Naoki Higashida was born in Kimitsu, Japan in 1992. He was diagnosed with severe autism in 1998 and subsequently attended a school for students with special needs, then (by correspondence) Atmark Cosmopolitan High School, graduating in 2011. Having learnt to use a method of communication based on an alphabet grid, Naoki wrote The Reason I Jump when he was thirteen and it was published in Japan in 2007. He has published several books since, from autobiographical accounts about living with autism to fairy tales, poems and illustrated books, and writes a regular blog. Despite his communication challenges, he also gives presentations about life on the autistic spectrum throughout Japan and works to raise awareness about autism.
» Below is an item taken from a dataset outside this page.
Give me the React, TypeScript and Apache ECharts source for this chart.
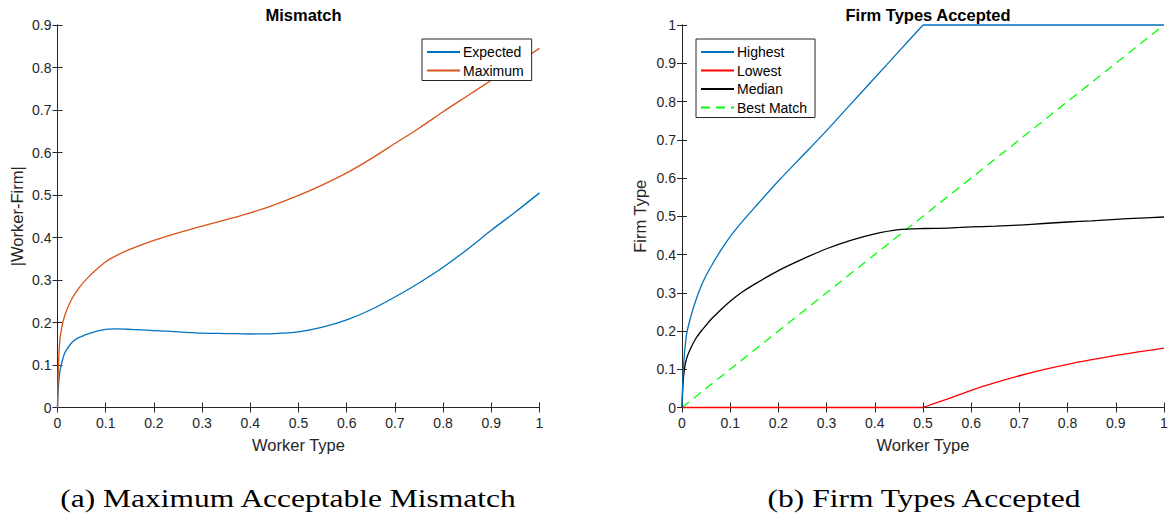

In 2011 he appeared in director Gerry Wurzburg's documentary on the subject, Wretches & Jabberers.

Nick Dubin

Nick Dubin was diagnosed with Asperger's Syndrome in 2004. He holds a Bachelor's Degree in Communications from Oakland University, a Master's Degree in Learning Disabilities from the University of Detroit Mercy, and a Specialist Degree in Psychology and Psy.D. from the Michigan School of Professional Psychology. He has authored many books on autism spectrum disorders including 'Asperger Syndrome and Anxiety', also published by Jessica Kingsley Publishers. Nick lives in a suburb of Detroit, Michigan.

Ranulph Fiennes

Sir Ranulph Fiennes was the first man to reach both poles by surface travel and the first to cross the Antarctic Continent unsupported. In the 1960s he was removed from the SAS Regiment for misuse of explosives but, joining the army of the Sultan of Oman, received that country's Bravery Medal on active service in 1971. He is the only person yet to have been awarded two clasps to the Polar medal for both Antarctic and the Arctic regions. Fiennes has led over 30 expeditions including the first polar circumnavigation of the Earth, and in 2003 he ran seven marathons in seven days on seven continents in aid of the British Heart Foundation.In 1993 Her Majesty the Queen awarded Fiennes the Order of the British Empire (OBE) because, on the way to breaking records, he has raised over £14 million for charity. He was named Best Sportsman in the 2007 ITV Great Briton Awards and in 2009 he became the oldest Briton to reach the summit of Everest.

Richard Carlson

The late Richard Carlson, PhD, was the author of the internationally bestselling Don't Sweat the Small Stuff series. He lived with his wife and two children in northern California until his tragic death in December 2006.

Ruby Wax

Ruby Wax is a comedian, writer, performer and mental health campaigner. She has suffered bouts of depression throughout her life and completed her Masters in Mindfulness-based Cognitive therapy at Oxford in 2012.